-- Records to use start --

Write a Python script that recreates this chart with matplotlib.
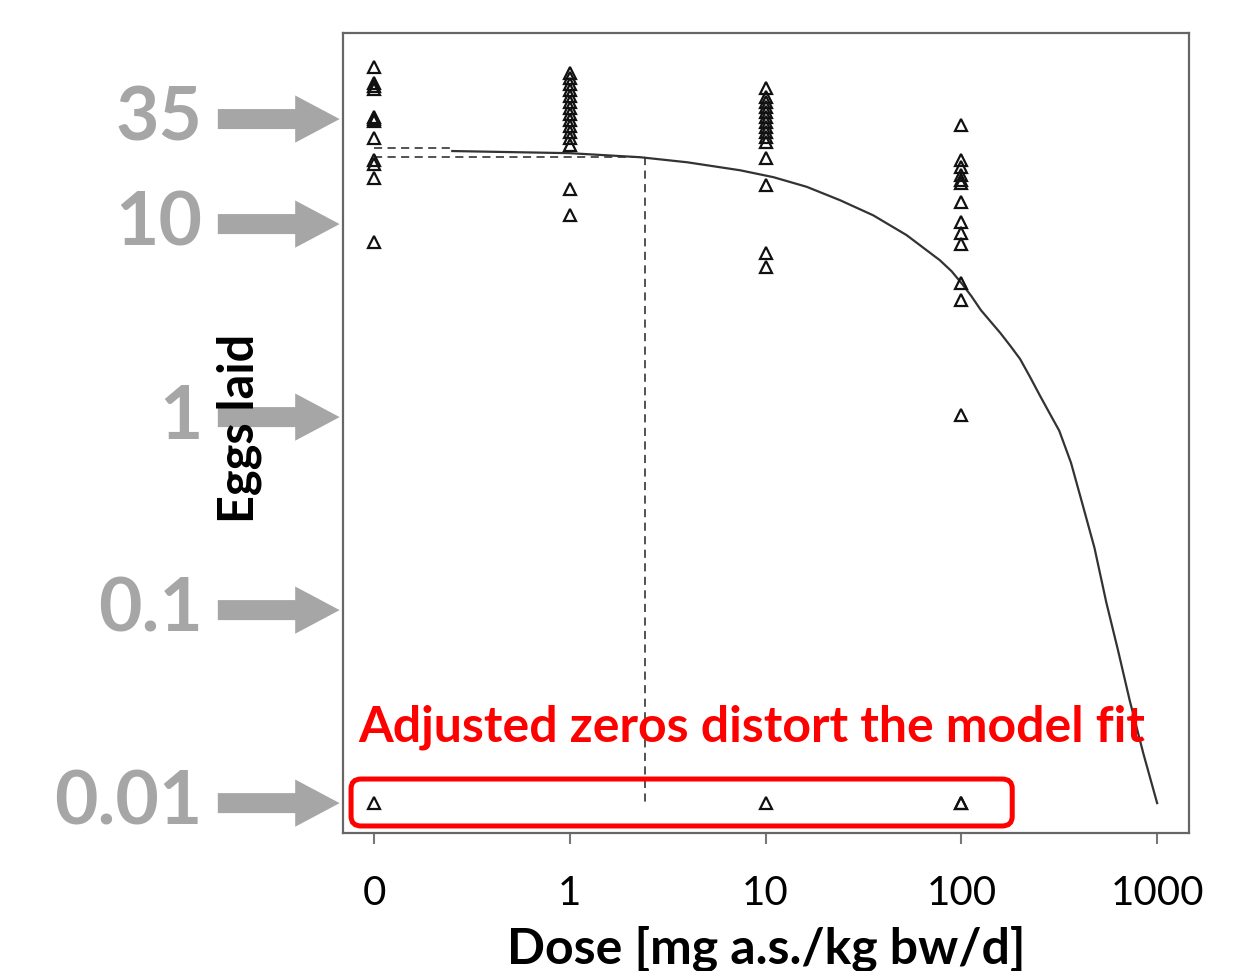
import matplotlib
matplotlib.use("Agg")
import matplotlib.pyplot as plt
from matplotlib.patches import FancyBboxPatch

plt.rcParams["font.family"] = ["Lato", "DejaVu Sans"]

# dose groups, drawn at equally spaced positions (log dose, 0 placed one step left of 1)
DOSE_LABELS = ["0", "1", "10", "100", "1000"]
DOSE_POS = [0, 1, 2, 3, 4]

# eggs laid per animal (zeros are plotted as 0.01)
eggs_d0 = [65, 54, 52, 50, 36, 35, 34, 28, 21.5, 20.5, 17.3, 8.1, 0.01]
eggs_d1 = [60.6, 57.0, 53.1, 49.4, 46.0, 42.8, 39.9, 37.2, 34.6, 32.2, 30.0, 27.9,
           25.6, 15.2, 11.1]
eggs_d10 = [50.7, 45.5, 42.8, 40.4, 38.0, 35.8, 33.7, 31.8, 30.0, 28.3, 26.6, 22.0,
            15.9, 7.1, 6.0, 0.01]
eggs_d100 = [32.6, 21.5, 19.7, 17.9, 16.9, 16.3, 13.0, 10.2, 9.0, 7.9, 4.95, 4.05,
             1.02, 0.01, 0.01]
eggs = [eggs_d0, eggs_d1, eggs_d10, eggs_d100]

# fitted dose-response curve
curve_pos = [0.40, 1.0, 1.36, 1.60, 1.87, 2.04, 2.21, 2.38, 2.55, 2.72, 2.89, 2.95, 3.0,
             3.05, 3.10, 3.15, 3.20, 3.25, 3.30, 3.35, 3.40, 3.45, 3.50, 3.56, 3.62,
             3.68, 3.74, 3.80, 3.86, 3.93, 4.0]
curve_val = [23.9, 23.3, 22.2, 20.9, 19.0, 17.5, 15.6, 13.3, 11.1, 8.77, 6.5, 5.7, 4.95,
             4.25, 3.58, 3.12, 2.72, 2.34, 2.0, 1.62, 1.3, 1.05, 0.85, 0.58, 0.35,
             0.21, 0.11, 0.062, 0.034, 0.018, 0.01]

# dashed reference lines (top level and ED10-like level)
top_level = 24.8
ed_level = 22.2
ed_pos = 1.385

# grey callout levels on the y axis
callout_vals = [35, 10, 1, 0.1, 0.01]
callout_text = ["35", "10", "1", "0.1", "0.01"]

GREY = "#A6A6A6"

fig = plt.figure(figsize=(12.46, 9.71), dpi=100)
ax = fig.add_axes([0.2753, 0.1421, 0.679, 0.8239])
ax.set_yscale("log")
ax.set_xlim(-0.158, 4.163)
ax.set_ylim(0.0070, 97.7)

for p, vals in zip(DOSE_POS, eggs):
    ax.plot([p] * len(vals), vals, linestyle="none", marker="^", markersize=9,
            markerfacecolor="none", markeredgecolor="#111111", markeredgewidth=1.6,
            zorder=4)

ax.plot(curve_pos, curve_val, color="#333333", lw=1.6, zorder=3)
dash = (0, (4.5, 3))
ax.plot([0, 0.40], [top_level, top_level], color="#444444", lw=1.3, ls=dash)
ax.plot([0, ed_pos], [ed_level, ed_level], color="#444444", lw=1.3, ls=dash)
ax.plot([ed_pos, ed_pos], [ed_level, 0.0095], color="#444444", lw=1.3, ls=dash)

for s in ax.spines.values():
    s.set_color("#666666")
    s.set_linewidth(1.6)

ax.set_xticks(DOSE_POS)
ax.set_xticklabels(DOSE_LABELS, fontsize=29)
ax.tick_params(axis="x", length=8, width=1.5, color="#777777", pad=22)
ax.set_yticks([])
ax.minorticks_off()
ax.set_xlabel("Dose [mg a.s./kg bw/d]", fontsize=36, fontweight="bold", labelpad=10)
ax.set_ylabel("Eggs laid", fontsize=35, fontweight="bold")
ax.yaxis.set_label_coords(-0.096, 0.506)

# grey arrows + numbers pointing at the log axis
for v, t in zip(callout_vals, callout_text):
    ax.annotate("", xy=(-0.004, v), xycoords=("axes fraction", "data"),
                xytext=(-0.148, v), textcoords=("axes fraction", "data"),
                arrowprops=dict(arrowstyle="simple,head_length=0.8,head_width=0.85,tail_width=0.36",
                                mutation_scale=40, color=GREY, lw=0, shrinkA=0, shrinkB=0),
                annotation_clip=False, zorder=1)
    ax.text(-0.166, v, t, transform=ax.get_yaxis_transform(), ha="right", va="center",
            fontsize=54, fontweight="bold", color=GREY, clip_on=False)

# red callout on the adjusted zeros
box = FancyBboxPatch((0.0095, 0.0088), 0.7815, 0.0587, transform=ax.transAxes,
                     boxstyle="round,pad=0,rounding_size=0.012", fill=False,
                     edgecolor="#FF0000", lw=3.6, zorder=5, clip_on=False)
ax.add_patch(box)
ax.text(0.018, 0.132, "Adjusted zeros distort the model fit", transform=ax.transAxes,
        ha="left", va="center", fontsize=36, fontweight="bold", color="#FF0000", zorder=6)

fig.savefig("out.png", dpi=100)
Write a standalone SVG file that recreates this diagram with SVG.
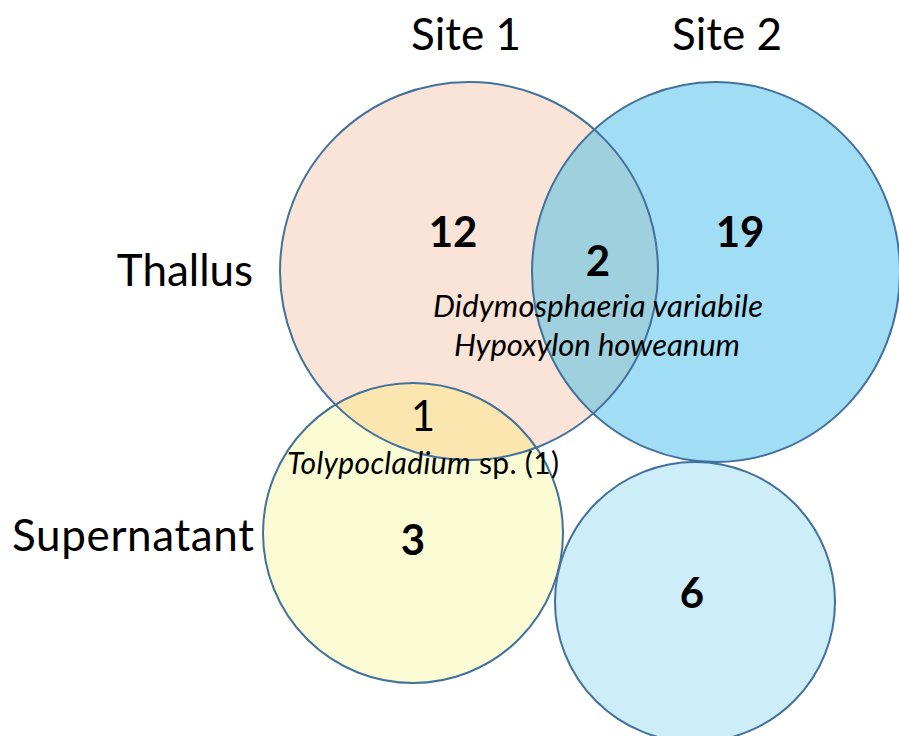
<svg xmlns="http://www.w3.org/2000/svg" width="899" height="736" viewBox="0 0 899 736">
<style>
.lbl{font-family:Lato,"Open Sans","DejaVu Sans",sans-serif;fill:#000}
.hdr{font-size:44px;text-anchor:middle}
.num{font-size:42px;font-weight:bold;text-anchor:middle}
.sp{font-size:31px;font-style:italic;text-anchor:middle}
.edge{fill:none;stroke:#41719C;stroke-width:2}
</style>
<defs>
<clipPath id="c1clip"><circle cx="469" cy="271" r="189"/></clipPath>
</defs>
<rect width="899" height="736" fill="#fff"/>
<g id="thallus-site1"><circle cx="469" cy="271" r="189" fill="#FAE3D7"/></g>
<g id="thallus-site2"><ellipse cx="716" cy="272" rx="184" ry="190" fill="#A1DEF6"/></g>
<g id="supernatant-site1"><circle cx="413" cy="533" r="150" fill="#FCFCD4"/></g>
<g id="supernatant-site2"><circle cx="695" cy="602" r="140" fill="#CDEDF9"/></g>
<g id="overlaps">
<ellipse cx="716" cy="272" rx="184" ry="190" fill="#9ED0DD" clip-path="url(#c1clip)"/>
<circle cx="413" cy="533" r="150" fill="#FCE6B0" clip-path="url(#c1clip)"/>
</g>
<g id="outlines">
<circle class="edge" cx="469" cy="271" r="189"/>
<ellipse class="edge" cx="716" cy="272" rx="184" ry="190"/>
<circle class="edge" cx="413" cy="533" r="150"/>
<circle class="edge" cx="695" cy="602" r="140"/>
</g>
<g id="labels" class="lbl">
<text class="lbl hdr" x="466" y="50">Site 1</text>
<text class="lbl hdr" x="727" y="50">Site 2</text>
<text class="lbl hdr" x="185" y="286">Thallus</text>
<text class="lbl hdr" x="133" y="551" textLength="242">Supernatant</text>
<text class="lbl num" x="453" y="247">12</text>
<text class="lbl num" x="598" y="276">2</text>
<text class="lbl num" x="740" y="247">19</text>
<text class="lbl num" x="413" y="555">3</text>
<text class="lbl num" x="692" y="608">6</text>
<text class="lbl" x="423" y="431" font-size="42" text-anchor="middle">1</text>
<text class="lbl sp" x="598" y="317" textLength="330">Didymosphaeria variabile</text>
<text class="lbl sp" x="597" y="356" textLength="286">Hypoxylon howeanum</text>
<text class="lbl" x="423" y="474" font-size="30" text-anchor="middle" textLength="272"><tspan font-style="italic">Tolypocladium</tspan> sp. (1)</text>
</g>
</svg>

-- Records to use end --
-- Records to use start --

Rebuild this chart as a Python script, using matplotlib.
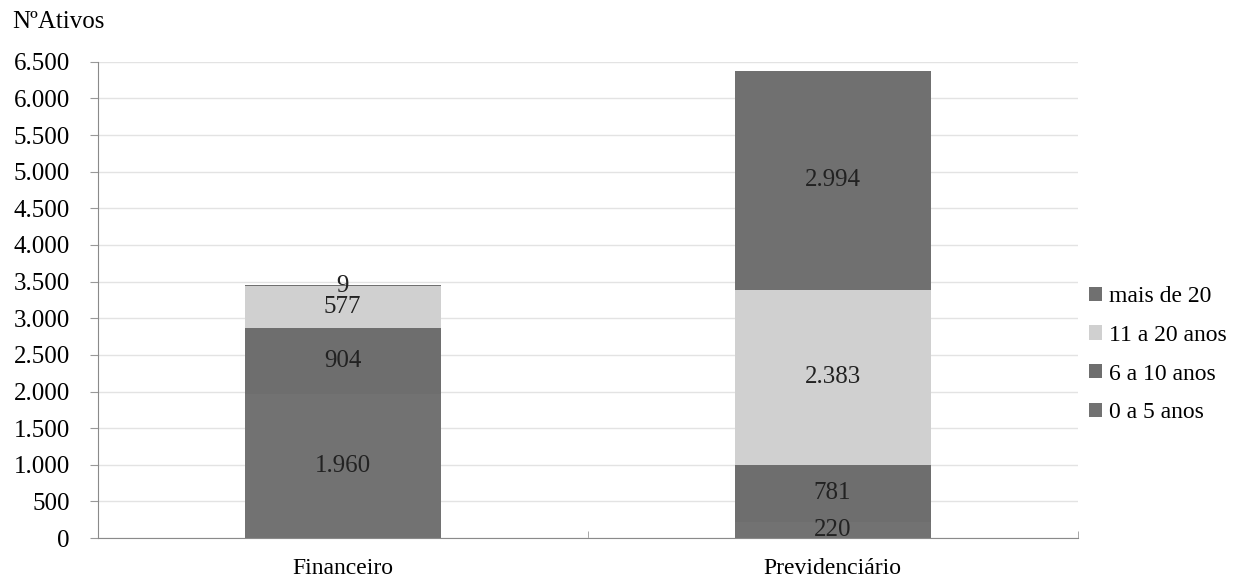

-- Records to use end --
-- Records to use start --

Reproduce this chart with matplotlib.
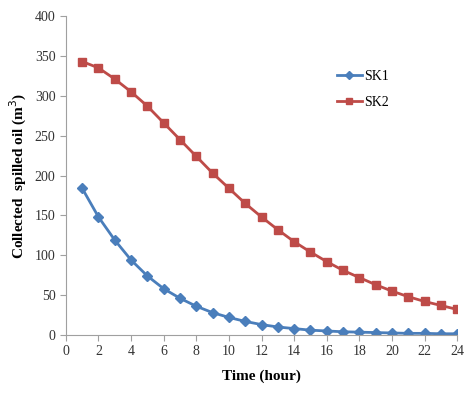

-- Records to use end --

Directions:
Search the records for the string "recreates" and return every line in which it occurs.

Right answer:
Write a Python script that recreates this chart with matplotlib.
Write a standalone SVG file that recreates this diagram with SVG.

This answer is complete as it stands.